_Material provided_:
>>
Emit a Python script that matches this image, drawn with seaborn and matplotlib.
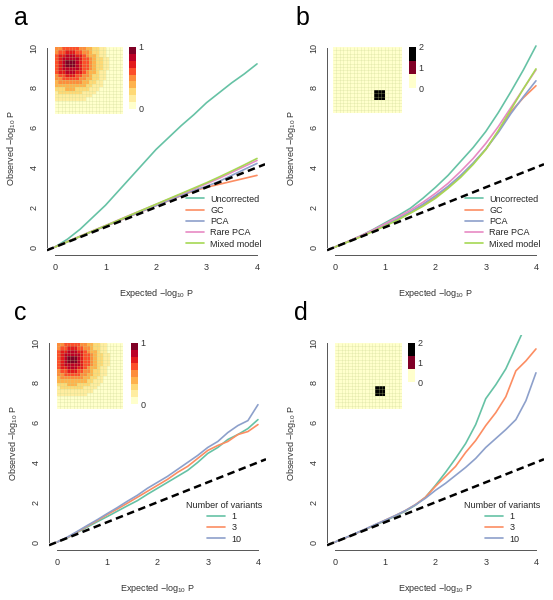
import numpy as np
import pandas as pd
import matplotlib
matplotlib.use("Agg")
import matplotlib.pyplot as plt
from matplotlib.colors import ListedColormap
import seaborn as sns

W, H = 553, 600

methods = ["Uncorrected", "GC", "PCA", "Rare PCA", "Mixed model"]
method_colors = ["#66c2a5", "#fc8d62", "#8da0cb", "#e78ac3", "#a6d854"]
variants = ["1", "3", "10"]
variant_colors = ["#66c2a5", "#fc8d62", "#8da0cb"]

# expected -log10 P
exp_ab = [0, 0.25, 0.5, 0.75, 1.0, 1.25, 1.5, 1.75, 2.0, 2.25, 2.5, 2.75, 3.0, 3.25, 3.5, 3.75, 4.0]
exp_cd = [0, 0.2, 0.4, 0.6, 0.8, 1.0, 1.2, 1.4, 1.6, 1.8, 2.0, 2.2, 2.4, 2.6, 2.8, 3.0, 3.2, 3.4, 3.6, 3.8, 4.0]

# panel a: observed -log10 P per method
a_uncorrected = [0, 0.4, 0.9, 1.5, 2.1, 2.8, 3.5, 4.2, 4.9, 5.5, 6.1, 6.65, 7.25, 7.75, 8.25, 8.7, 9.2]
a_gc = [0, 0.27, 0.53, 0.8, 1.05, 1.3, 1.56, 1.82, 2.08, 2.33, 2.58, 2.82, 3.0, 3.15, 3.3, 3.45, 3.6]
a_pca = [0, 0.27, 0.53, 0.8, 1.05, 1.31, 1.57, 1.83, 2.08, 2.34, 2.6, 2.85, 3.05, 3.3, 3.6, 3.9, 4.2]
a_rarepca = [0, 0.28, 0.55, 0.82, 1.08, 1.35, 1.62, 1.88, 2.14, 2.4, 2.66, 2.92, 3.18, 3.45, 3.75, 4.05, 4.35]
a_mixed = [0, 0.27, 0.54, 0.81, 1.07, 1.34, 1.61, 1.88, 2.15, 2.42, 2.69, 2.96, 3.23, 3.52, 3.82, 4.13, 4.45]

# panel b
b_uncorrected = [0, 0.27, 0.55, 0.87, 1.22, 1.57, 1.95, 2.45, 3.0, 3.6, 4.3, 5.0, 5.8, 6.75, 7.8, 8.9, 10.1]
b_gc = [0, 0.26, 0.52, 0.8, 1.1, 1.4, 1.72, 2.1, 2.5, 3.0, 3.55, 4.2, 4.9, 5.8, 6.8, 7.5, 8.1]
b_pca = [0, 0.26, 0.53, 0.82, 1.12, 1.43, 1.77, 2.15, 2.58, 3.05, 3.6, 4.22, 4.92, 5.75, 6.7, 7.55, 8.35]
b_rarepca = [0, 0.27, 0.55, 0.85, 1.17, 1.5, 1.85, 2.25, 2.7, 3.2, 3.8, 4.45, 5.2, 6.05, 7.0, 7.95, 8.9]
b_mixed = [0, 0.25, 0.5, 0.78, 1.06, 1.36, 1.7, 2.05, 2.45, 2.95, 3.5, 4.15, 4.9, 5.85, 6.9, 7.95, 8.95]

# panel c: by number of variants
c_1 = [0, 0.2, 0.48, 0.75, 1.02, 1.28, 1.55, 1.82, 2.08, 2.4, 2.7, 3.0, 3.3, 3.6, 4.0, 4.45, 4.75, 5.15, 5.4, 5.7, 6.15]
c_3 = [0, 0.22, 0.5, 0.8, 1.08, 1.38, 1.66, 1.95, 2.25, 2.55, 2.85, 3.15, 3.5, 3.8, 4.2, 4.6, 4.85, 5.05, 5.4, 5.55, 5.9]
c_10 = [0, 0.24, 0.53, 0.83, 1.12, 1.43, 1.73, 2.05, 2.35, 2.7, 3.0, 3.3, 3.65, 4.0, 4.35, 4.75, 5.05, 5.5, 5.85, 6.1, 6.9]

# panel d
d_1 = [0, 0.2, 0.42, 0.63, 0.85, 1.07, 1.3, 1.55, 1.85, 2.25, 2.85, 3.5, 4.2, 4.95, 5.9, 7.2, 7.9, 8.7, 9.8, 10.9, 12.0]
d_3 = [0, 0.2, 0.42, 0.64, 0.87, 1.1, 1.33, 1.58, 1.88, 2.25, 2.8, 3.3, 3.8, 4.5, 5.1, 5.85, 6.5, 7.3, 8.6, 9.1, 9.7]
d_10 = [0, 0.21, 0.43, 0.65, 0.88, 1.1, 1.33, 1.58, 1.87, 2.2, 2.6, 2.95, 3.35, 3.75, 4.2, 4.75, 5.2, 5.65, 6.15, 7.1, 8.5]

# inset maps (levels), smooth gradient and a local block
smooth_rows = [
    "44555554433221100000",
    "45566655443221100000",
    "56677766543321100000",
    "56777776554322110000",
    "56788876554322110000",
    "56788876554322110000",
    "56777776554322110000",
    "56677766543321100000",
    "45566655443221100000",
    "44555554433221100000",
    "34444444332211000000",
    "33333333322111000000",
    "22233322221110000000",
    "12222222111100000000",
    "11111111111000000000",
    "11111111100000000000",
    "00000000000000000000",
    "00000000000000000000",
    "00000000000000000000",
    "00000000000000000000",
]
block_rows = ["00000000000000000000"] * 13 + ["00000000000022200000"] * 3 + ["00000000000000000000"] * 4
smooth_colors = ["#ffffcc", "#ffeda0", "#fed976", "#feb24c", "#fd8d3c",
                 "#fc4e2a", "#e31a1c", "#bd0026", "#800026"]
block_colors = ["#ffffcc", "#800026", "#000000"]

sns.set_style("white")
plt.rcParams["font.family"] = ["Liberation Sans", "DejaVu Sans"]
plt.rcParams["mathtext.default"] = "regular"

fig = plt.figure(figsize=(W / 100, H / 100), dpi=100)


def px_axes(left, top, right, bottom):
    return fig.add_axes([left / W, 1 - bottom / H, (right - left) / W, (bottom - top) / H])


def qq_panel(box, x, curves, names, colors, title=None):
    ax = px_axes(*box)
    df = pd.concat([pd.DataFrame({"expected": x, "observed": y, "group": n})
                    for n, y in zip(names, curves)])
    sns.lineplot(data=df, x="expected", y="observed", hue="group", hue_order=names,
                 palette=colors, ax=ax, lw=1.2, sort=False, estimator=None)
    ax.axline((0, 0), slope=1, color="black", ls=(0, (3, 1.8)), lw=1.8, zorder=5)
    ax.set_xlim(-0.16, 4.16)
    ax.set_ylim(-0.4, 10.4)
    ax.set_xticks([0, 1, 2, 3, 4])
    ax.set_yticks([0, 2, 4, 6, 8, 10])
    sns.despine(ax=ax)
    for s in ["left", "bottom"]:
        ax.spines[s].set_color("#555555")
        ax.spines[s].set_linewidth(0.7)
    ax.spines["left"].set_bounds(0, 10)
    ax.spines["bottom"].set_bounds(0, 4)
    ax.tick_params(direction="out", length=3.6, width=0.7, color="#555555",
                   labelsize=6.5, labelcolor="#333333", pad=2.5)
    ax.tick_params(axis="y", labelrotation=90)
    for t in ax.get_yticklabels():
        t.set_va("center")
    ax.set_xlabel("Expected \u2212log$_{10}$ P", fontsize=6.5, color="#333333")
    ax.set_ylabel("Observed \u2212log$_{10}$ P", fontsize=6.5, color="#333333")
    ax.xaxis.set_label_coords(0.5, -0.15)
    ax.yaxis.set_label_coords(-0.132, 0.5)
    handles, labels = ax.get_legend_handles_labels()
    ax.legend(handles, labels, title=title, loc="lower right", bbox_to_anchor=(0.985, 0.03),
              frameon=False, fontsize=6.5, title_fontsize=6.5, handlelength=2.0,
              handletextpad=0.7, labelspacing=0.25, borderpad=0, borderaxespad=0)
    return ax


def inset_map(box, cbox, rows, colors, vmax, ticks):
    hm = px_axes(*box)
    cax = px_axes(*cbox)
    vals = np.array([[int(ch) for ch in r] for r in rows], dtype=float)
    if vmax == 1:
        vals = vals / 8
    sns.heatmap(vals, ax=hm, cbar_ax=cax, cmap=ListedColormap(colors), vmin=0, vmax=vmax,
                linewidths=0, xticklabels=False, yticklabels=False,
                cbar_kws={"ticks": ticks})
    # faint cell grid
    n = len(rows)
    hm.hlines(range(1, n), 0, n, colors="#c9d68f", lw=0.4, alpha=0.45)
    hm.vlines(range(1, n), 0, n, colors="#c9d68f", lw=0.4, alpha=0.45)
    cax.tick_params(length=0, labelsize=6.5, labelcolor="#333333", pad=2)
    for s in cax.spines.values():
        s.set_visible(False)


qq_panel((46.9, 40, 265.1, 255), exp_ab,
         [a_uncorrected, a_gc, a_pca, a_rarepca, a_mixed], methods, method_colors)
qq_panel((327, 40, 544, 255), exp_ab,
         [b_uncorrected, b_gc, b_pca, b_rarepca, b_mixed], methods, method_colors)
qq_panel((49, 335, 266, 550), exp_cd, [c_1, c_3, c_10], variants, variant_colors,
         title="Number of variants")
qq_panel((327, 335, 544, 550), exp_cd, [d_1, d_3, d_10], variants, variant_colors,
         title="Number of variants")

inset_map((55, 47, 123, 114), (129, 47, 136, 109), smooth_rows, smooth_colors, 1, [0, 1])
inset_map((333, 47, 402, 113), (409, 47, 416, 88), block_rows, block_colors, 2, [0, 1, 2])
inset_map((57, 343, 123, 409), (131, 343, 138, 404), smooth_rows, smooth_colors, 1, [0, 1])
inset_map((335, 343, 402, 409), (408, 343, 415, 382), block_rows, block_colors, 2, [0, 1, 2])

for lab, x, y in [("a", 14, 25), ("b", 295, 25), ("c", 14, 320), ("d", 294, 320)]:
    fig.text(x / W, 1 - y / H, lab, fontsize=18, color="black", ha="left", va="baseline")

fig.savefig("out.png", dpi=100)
<<
_Problem requirements_:
Write out exactly the opening lines of the data, stopping after the line that holds "3.6, 3.8, 4.0]". Exclude pictures.

_Answer to the task_:
Emit a Python script that matches this image, drawn with seaborn and matplotlib.
import numpy as np
import pandas as pd
import matplotlib
matplotlib.use("Agg")
import matplotlib.pyplot as plt
from matplotlib.colors import ListedColormap
import seaborn as sns

W, H = 553, 600

methods = ["Uncorrected", "GC", "PCA", "Rare PCA", "Mixed model"]
method_colors = ["#66c2a5", "#fc8d62", "#8da0cb", "#e78ac3", "#a6d854"]
variants = ["1", "3", "10"]
variant_colors = ["#66c2a5", "#fc8d62", "#8da0cb"]

# expected -log10 P
exp_ab = [0, 0.25, 0.5, 0.75, 1.0, 1.25, 1.5, 1.75, 2.0, 2.25, 2.5, 2.75, 3.0, 3.25, 3.5, 3.75, 4.0]
exp_cd = [0, 0.2, 0.4, 0.6, 0.8, 1.0, 1.2, 1.4, 1.6, 1.8, 2.0, 2.2, 2.4, 2.6, 2.8, 3.0, 3.2, 3.4, 3.6, 3.8, 4.0]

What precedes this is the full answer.